[Collected data]
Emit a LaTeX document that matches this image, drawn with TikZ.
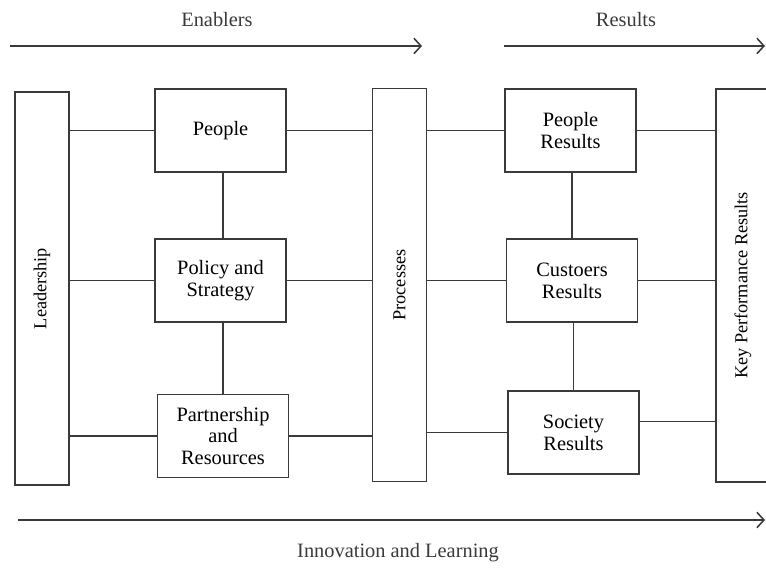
\documentclass[tikz,border=0pt]{standalone}
\usepackage{fontspec}
\setmainfont{Liberation Serif}
\usetikzlibrary{arrows.meta}

\definecolor{ink}{HTML}{3A3A3A}

\tikzset{
    block/.style={draw=ink, line width=1pt, fill=white, align=center,
        minimum width=3.275cm, minimum height=2.075cm, inner sep=2pt,
        font=\fontsize{14.5}{15.5}\selectfont},
    pillar/.style={draw=ink, line width=1pt, fill=white, inner sep=0pt,
        minimum width=1.35cm, minimum height=9.825cm,
        font=\fontsize{13}{15}\selectfont},
    link/.style={draw=ink, line width=1pt},
    flow/.style={draw=ink, line width=1.1pt, -{Straight Barb[length=5pt,width=11pt]}},
    caption/.style={font=\fontsize{14.5}{16}\selectfont, text=ink}
}

\begin{document}
\begin{tikzpicture}[x=0.025cm, y=-0.025cm]
        \useasboundingbox (0,0) rectangle (766,569);

        % pillars
        \node[pillar] (lead) at (42,288.5) {\rotatebox{90}{Leadership}};
        \node[pillar] (proc) at (399.5,285) {\rotatebox{90}{Processes}};
        \node[pillar] (kpr) at (743,285.5) {\rotatebox{90}{Key Performance Results}};

        % enablers
        \node[block] (people) at (220.5,130.5) {People};
        \node[block] (policy) at (220.5,280.5) {Policy and\\Strategy};
        \node[block] (partner) at (223,436) {Partnership\\and\\Resources};

        % results
        \node[block] (pres) at (570.5,130.5) {People\\Results};
        \node[block] (cres) at (572,280.5) {Custoers\\Results};
        \node[block] (sres) at (573.5,432.5) {Society\\Results};

        \draw[link] (people.west) -- (people.west -| lead.east);
        \draw[link] (policy.west) -- (policy.west -| lead.east);
        \draw[link] (partner.west) -- (partner.west -| lead.east);
        \draw[link] (people.east) -- (people.east -| proc.west);
        \draw[link] (policy.east) -- (policy.east -| proc.west);
        \draw[link] (partner.east) -- (partner.east -| proc.west);
        \draw[link] (people.south -| partner) -- (policy.north -| partner);
        \draw[link] (policy.south -| partner) -- (partner.north);

        \draw[link] (pres.west) -- (pres.west -| proc.east);
        \draw[link] (cres.west) -- (cres.west -| proc.east);
        \draw[link] (sres.west) -- (sres.west -| proc.east);
        \draw[link] (pres.east) -- (pres.east -| kpr.west);
        \draw[link] (cres.east) -- (cres.east -| kpr.west);
        \draw[link] ([yshift=0.275cm]sres.east) -- ([yshift=0.275cm]sres.east -| kpr.west);
        \draw[link] (pres.south -| cres) -- (cres.north);
        \draw[link] (cres.south -| sres) -- (sres.north);

        % arrows along the top and bottom
        \coordinate (en0) at (10,46);
        \coordinate (en1) at (422,46);
        \coordinate (re0) at (504,46);
        \coordinate (re1) at (765,46);
        \coordinate (in0) at (18,520);
        \coordinate (in1) at (765,520);
        \draw[flow] (en0) -- (en1);
        \draw[flow] (re0) -- (re1);
        \draw[flow] (in0) -- (in1);

        \node[caption] (enablers) at (217,20) {Enablers};
        \node[caption] (results) at (626,20) {Results};
        \node[caption] (innov) at (398,553) {Innovation and Learning};
\end{tikzpicture}
\end{document}
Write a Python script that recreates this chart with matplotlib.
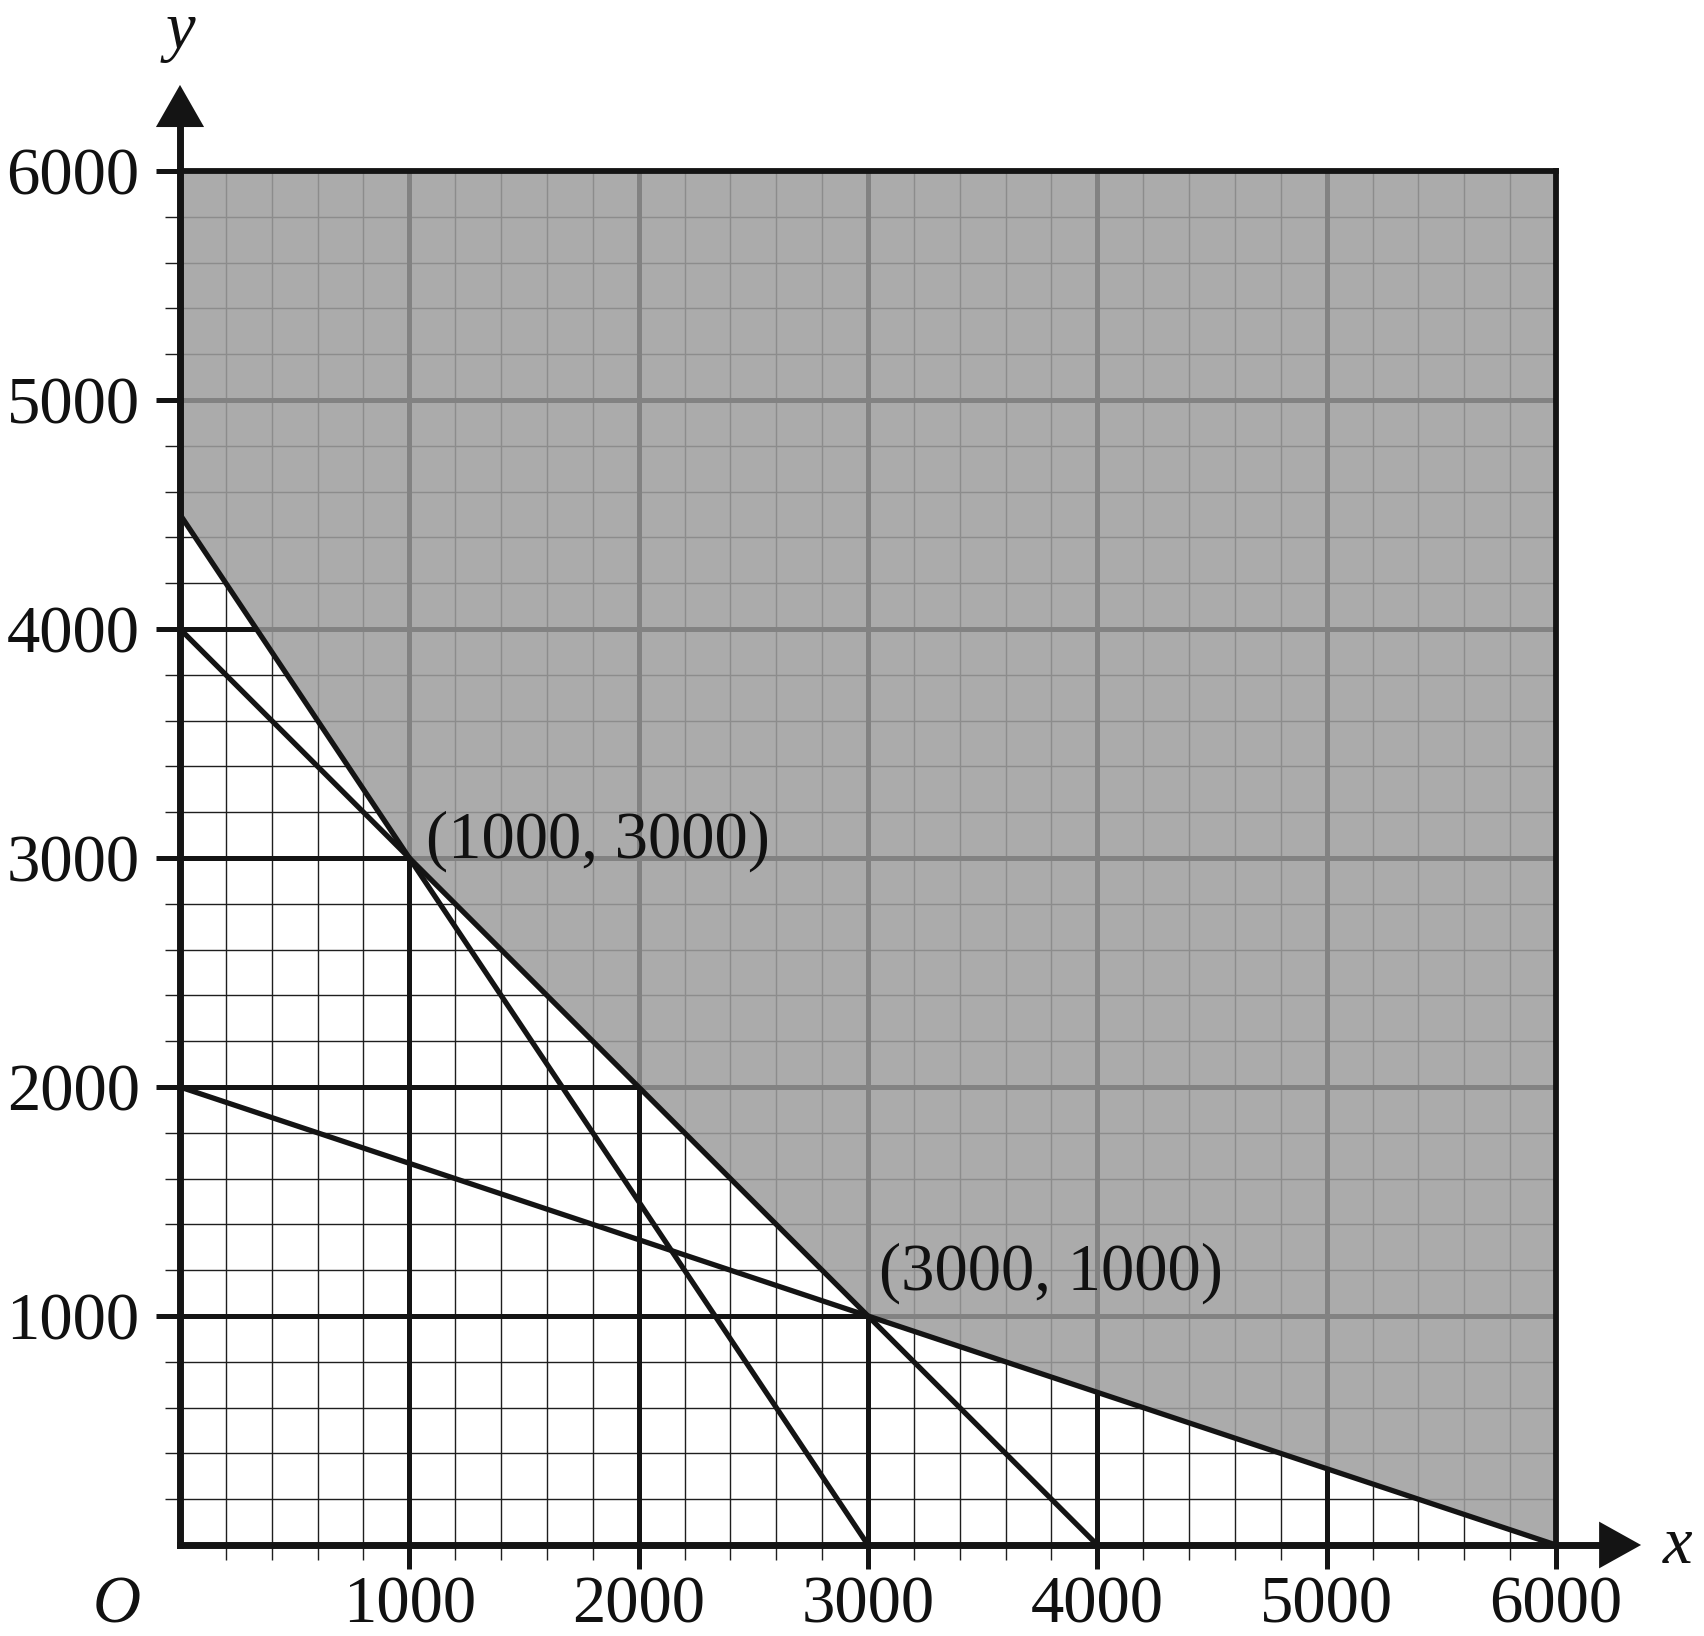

## Your instructions
Copy the whole listing above word for word but do not carry over the pictures.

## The answer
Emit a LaTeX document that matches this image, drawn with TikZ.
\documentclass[tikz,border=0pt]{standalone}
\usepackage{fontspec}
\setmainfont{Liberation Serif}
\usetikzlibrary{arrows.meta}

\definecolor{ink}{HTML}{3A3A3A}

\tikzset{
    block/.style={draw=ink, line width=1pt, fill=white, align=center,
        minimum width=3.275cm, minimum height=2.075cm, inner sep=2pt,
        font=\fontsize{14.5}{15.5}\selectfont},
    pillar/.style={draw=ink, line width=1pt, fill=white, inner sep=0pt,
        minimum width=1.35cm, minimum height=9.825cm,
        font=\fontsize{13}{15}\selectfont},
    link/.style={draw=ink, line width=1pt},
    flow/.style={draw=ink, line width=1.1pt, -{Straight Barb[length=5pt,width=11pt]}},
    caption/.style={font=\fontsize{14.5}{16}\selectfont, text=ink}
}

\begin{document}
\begin{tikzpicture}[x=0.025cm, y=-0.025cm]
        \useasboundingbox (0,0) rectangle (766,569);

        % pillars
        \node[pillar] (lead) at (42,288.5) {\rotatebox{90}{Leadership}};
        \node[pillar] (proc) at (399.5,285) {\rotatebox{90}{Processes}};
        \node[pillar] (kpr) at (743,285.5) {\rotatebox{90}{Key Performance Results}};

        % enablers
        \node[block] (people) at (220.5,130.5) {People};
        \node[block] (policy) at (220.5,280.5) {Policy and\\Strategy};
        \node[block] (partner) at (223,436) {Partnership\\and\\Resources};

        % results
        \node[block] (pres) at (570.5,130.5) {People\\Results};
        \node[block] (cres) at (572,280.5) {Custoers\\Results};
        \node[block] (sres) at (573.5,432.5) {Society\\Results};

        \draw[link] (people.west) -- (people.west -| lead.east);
        \draw[link] (policy.west) -- (policy.west -| lead.east);
        \draw[link] (partner.west) -- (partner.west -| lead.east);
        \draw[link] (people.east) -- (people.east -| proc.west);
        \draw[link] (policy.east) -- (policy.east -| proc.west);
        \draw[link] (partner.east) -- (partner.east -| proc.west);
        \draw[link] (people.south -| partner) -- (policy.north -| partner);
        \draw[link] (policy.south -| partner) -- (partner.north);

        \draw[link] (pres.west) -- (pres.west -| proc.east);
        \draw[link] (cres.west) -- (cres.west -| proc.east);
        \draw[link] (sres.west) -- (sres.west -| proc.east);
        \draw[link] (pres.east) -- (pres.east -| kpr.west);
        \draw[link] (cres.east) -- (cres.east -| kpr.west);
        \draw[link] ([yshift=0.275cm]sres.east) -- ([yshift=0.275cm]sres.east -| kpr.west);
        \draw[link] (pres.south -| cres) -- (cres.north);
        \draw[link] (cres.south -| sres) -- (sres.north);

        % arrows along the top and bottom
        \coordinate (en0) at (10,46);
        \coordinate (en1) at (422,46);
        \coordinate (re0) at (504,46);
        \coordinate (re1) at (765,46);
        \coordinate (in0) at (18,520);
        \coordinate (in1) at (765,520);
        \draw[flow] (en0) -- (en1);
        \draw[flow] (re0) -- (re1);
        \draw[flow] (in0) -- (in1);

        \node[caption] (enablers) at (217,20) {Enablers};
        \node[caption] (results) at (626,20) {Results};
        \node[caption] (innov) at (398,553) {Innovation and Learning};
\end{tikzpicture}
\end{document}
Write a Python script that recreates this chart with matplotlib.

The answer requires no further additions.